• [Given exercise]: Repeat the data word for word. Do not include the pictures.

- - -

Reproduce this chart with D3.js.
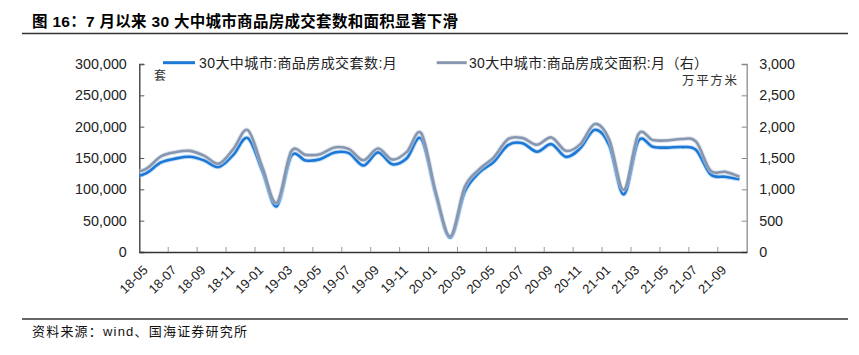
<!DOCTYPE html>
<html><head><meta charset="utf-8">
<script src="https://cdn.jsdelivr.net/npm/d3@7"></script>
<style>body{margin:0;background:#fff}svg{display:block}</style>
</head><body><svg id="c" width="859" height="355"></svg>
<script>
const months = ["18-05","18-06","18-07","18-08","18-09","18-10","18-11","18-12",
"19-01","19-02","19-03","19-04","19-05","19-06","19-07","19-08","19-09","19-10","19-11","19-12",
"20-01","20-02","20-03","20-04","20-05","20-06","20-07","20-08","20-09","20-10","20-11","20-12",
"21-01","21-02","21-03","21-04","21-05","21-06","21-07","21-08","21-09","21-10"];
// month before the axis start (clipped at the left edge)
const prevUnits = 119000;
const prevArea = 1262;
const units = [126000,143000,149000,152000,146000,135700,155000,181800,
130000,73000,153000,146000,148000,158700,157700,138000,159000,140000,149600,180700,
92000,23000,96000,126600,143700,170500,173700,160000,172000,151800,165700,195000,
170000,92000,177000,168000,166500,167500,162800,124000,120000,116000];
const area = [1330,1525,1593,1614,1534,1410,1641,1946,
1360,783,1603,1550,1560,1668,1641,1464,1652,1475,1598,1893,
950,250,1035,1319,1507,1802,1818,1711,1828,1614,1721,2043,
1790,990,1875,1787,1780,1803,1760,1297,1280,1202];
const leftTicks = [0,50000,100000,150000,200000,250000,300000];
const rightTicks = [0,500,1000,1500,2000,2500,3000];
const labelMonths = months.filter((m,i)=>i%2===0);

const title = "图 16：7 月以来 30 大中城市商品房成交套数和面积显著下滑";
const legendNames = ["30大中城市:商品房成交套数:月","30大中城市:商品房成交面积:月（右）"];
const source = "资料来源：wind、国海证券研究所";

const L=139.3, R=746.7, T=64, B=252;
const svg = d3.select("#c");
const num = "'Liberation Sans', Arial, sans-serif";
const cjk = "'Liberation Sans','Noto Sans CJK SC', sans-serif";

const x = d3.scaleBand().domain(months).range([L,R]).padding(0);
const bw = x.bandwidth();
const yL = d3.scaleLinear().domain([0,300000]).range([B,T]);
const yR = d3.scaleLinear().domain([0,3000]).range([B,T]);

// title & rules
svg.append("text").attr("x",32).attr("y",27).attr("font-family",cjk).attr("font-weight","bold")
  .attr("font-size",15.5).attr("fill","#000").attr("textLength",426).attr("lengthAdjust","spacing").text(title);
svg.append("line").attr("x1",22).attr("x2",848).attr("y1",33.5).attr("y2",33.5).attr("stroke","#333").attr("stroke-width",1.5);
svg.append("line").attr("x1",22).attr("x2",848).attr("y1",319).attr("y2",319).attr("stroke","#333").attr("stroke-width",1.5);
svg.append("text").attr("x",32).attr("y",336).attr("font-family",cjk).attr("font-size",13)
  .attr("fill","#111").attr("textLength",215).attr("lengthAdjust","spacing").text(source);

// axes
const gL = svg.append("g").attr("transform",`translate(${L},0)`)
  .call(d3.axisLeft(yL).tickValues(leftTicks).tickSize(-5).tickPadding(12.5).tickFormat(d3.format(",")));
const gR = svg.append("g").attr("transform",`translate(${R},0)`)
  .call(d3.axisRight(yR).tickValues(rightTicks).tickSize(-5).tickPadding(12.5).tickFormat(d3.format(",")));
[gL,gR].forEach(g=>{
  g.selectAll("text").attr("font-family",num).attr("font-size",14.3).attr("fill","#222");
  g.selectAll(".tick line").attr("stroke","#555");
});
gL.select(".domain").attr("stroke","#333").attr("stroke-width",1.3);
gR.select(".domain").attr("stroke","#8c8c8c").attr("stroke-width",1.3);
gR.selectAll(".tick line").attr("stroke","#888");

const gX = svg.append("g").attr("transform",`translate(0,${B})`)
  .call(d3.axisBottom(x).tickValues(labelMonths).tickSize(0).tickSizeOuter(0));
gX.select(".domain").attr("stroke","#333").attr("stroke-width",1.3);
gX.selectAll(".tick text").attr("font-family",num).attr("font-size",13).attr("fill","#222")
  .attr("text-anchor","end").attr("dy",null).attr("y",null)
  .attr("transform","translate(2,19) rotate(-45)");
// tick marks between every second month (category boundaries)
svg.append("g").selectAll("line").data(labelMonths.slice(1)).join("line")
  .attr("x1",d=>x(d)).attr("x2",d=>x(d)).attr("y1",B).attr("y2",B-5)
  .attr("stroke","#999").attr("stroke-width",1);

// clip
svg.append("clipPath").attr("id","clp").append("rect").attr("x",L).attr("y",T-10).attr("width",R-L).attr("height",B-T+10);

function pts(vals, prev, y){
  const p = [[x(months[0])-bw/2, y(prev)]];
  vals.forEach((v,i)=>p.push([x(months[i])+bw/2, y(v)]));
  return p;
}
const line = d3.line().curve(d3.curveCardinal.tension(0));
const gLines = svg.append("g").attr("clip-path","url(#clp)");
const series = [
  {p:pts(units,prevUnits,yL), c:"#1b78d6", h:"#9cc6ee"},
  {p:pts(area,prevArea,yR), c:"#8797b0", h:"#c9d2de"}
];
series.forEach(s=>{
  gLines.append("path").attr("d",line(s.p)).attr("fill","none").attr("stroke",s.h).attr("stroke-width",4.5).attr("stroke-opacity",0.6);
  gLines.append("path").attr("d",line(s.p)).attr("fill","none").attr("stroke",s.c).attr("stroke-width",2.6).attr("stroke-linejoin","round");
});

// legend
const leg = [{x1:163,x2:195,tx:199,w:197.7,c:"#1b78d6"},{x1:436.7,x2:466.7,tx:469,w:239,c:"#8797b0"}];
leg.forEach((l,i)=>{
  svg.append("line").attr("x1",l.x1).attr("x2",l.x2).attr("y1",62.7).attr("y2",62.7).attr("stroke",l.c).attr("stroke-width",3);
  svg.append("text").attr("x",l.tx).attr("y",67.5).attr("font-family",cjk).attr("font-size",14)
    .attr("fill","#222").attr("textLength",l.w).attr("lengthAdjust","spacing").text(legendNames[i]);
});
svg.append("text").attr("x",160).attr("y",79.5).attr("text-anchor","middle").attr("font-family",cjk).attr("font-size",12).attr("fill","#333").text("套");
svg.append("text").attr("x",682).attr("y",84.5).attr("font-family",cjk).attr("font-size",12.5).attr("fill","#333")
  .attr("textLength",55).attr("lengthAdjust","spacing").text("万平方米");
</script></body></html>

- - -

• [Exercise solution]:
Reproduce this chart with D3.js.
<!DOCTYPE html>
<html><head><meta charset="utf-8">
<script src="https://cdn.jsdelivr.net/npm/d3@7"></script>
<style>body{margin:0;background:#fff}svg{display:block}</style>
</head><body><svg id="c" width="859" height="355"></svg>
<script>
const months = ["18-05","18-06","18-07","18-08","18-09","18-10","18-11","18-12",
"19-01","19-02","19-03","19-04","19-05","19-06","19-07","19-08","19-09","19-10","19-11","19-12",
"20-01","20-02","20-03","20-04","20-05","20-06","20-07","20-08","20-09","20-10","20-11","20-12",
"21-01","21-02","21-03","21-04","21-05","21-06","21-07","21-08","21-09","21-10"];
// month before the axis start (clipped at the left edge)
const prevUnits = 119000;
const prevArea = 1262;
const units = [126000,143000,149000,152000,146000,135700,155000,181800,
130000,73000,153000,146000,148000,158700,157700,138000,159000,140000,149600,180700,
92000,23000,96000,126600,143700,170500,173700,160000,172000,151800,165700,195000,
170000,92000,177000,168000,166500,167500,162800,124000,120000,116000];
const area = [1330,1525,1593,1614,1534,1410,1641,1946,
1360,783,1603,1550,1560,1668,1641,1464,1652,1475,1598,1893,
950,250,1035,1319,1507,1802,1818,1711,1828,1614,1721,2043,
1790,990,1875,1787,1780,1803,1760,1297,1280,1202];
const leftTicks = [0,50000,100000,150000,200000,250000,300000];
const rightTicks = [0,500,1000,1500,2000,2500,3000];
const labelMonths = months.filter((m,i)=>i%2===0);

const title = "图 16：7 月以来 30 大中城市商品房成交套数和面积显著下滑";
const legendNames = ["30大中城市:商品房成交套数:月","30大中城市:商品房成交面积:月（右）"];
const source = "资料来源：wind、国海证券研究所";

const L=139.3, R=746.7, T=64, B=252;
const svg = d3.select("#c");
const num = "'Liberation Sans', Arial, sans-serif";
const cjk = "'Liberation Sans','Noto Sans CJK SC', sans-serif";

const x = d3.scaleBand().domain(months).range([L,R]).padding(0);
const bw = x.bandwidth();
const yL = d3.scaleLinear().domain([0,300000]).range([B,T]);
const yR = d3.scaleLinear().domain([0,3000]).range([B,T]);

// title & rules
svg.append("text").attr("x",32).attr("y",27).attr("font-family",cjk).attr("font-weight","bold")
  .attr("font-size",15.5).attr("fill","#000").attr("textLength",426).attr("lengthAdjust","spacing").text(title);
svg.append("line").attr("x1",22).attr("x2",848).attr("y1",33.5).attr("y2",33.5).attr("stroke","#333").attr("stroke-width",1.5);
svg.append("line").attr("x1",22).attr("x2",848).attr("y1",319).attr("y2",319).attr("stroke","#333").attr("stroke-width",1.5);
svg.append("text").attr("x",32).attr("y",336).attr("font-family",cjk).attr("font-size",13)
  .attr("fill","#111").attr("textLength",215).attr("lengthAdjust","spacing").text(source);

// axes
const gL = svg.append("g").attr("transform",`translate(${L},0)`)
  .call(d3.axisLeft(yL).tickValues(leftTicks).tickSize(-5).tickPadding(12.5).tickFormat(d3.format(",")));
const gR = svg.append("g").attr("transform",`translate(${R},0)`)
  .call(d3.axisRight(yR).tickValues(rightTicks).tickSize(-5).tickPadding(12.5).tickFormat(d3.format(",")));
[gL,gR].forEach(g=>{
  g.selectAll("text").attr("font-family",num).attr("font-size",14.3).attr("fill","#222");
  g.selectAll(".tick line").attr("stroke","#555");
});
gL.select(".domain").attr("stroke","#333").attr("stroke-width",1.3);
gR.select(".domain").attr("stroke","#8c8c8c").attr("stroke-width",1.3);
gR.selectAll(".tick line").attr("stroke","#888");

const gX = svg.append("g").attr("transform",`translate(0,${B})`)
  .call(d3.axisBottom(x).tickValues(labelMonths).tickSize(0).tickSizeOuter(0));
gX.select(".domain").attr("stroke","#333").attr("stroke-width",1.3);
gX.selectAll(".tick text").attr("font-family",num).attr("font-size",13).attr("fill","#222")
  .attr("text-anchor","end").attr("dy",null).attr("y",null)
  .attr("transform","translate(2,19) rotate(-45)");
// tick marks between every second month (category boundaries)
svg.append("g").selectAll("line").data(labelMonths.slice(1)).join("line")
  .attr("x1",d=>x(d)).attr("x2",d=>x(d)).attr("y1",B).attr("y2",B-5)
  .attr("stroke","#999").attr("stroke-width",1);

// clip
svg.append("clipPath").attr("id","clp").append("rect").attr("x",L).attr("y",T-10).attr("width",R-L).attr("height",B-T+10);

function pts(vals, prev, y){
  const p = [[x(months[0])-bw/2, y(prev)]];
  vals.forEach((v,i)=>p.push([x(months[i])+bw/2, y(v)]));
  return p;
}
const line = d3.line().curve(d3.curveCardinal.tension(0));
const gLines = svg.append("g").attr("clip-path","url(#clp)");
const series = [
  {p:pts(units,prevUnits,yL), c:"#1b78d6", h:"#9cc6ee"},
  {p:pts(area,prevArea,yR), c:"#8797b0", h:"#c9d2de"}
];
series.forEach(s=>{
  gLines.append("path").attr("d",line(s.p)).attr("fill","none").attr("stroke",s.h).attr("stroke-width",4.5).attr("stroke-opacity",0.6);
  gLines.append("path").attr("d",line(s.p)).attr("fill","none").attr("stroke",s.c).attr("stroke-width",2.6).attr("stroke-linejoin","round");
});

// legend
const leg = [{x1:163,x2:195,tx:199,w:197.7,c:"#1b78d6"},{x1:436.7,x2:466.7,tx:469,w:239,c:"#8797b0"}];
leg.forEach((l,i)=>{
  svg.append("line").attr("x1",l.x1).attr("x2",l.x2).attr("y1",62.7).attr("y2",62.7).attr("stroke",l.c).attr("stroke-width",3);
  svg.append("text").attr("x",l.tx).attr("y",67.5).attr("font-family",cjk).attr("font-size",14)
    .attr("fill","#222").attr("textLength",l.w).attr("lengthAdjust","spacing").text(legendNames[i]);
});
svg.append("text").attr("x",160).attr("y",79.5).attr("text-anchor","middle").attr("font-family",cjk).attr("font-size",12).attr("fill","#333").text("套");
svg.append("text").attr("x",682).attr("y",84.5).attr("font-family",cjk).attr("font-size",12.5).attr("fill","#333")
  .attr("textLength",55).attr("lengthAdjust","spacing").text("万平方米");
</script></body></html>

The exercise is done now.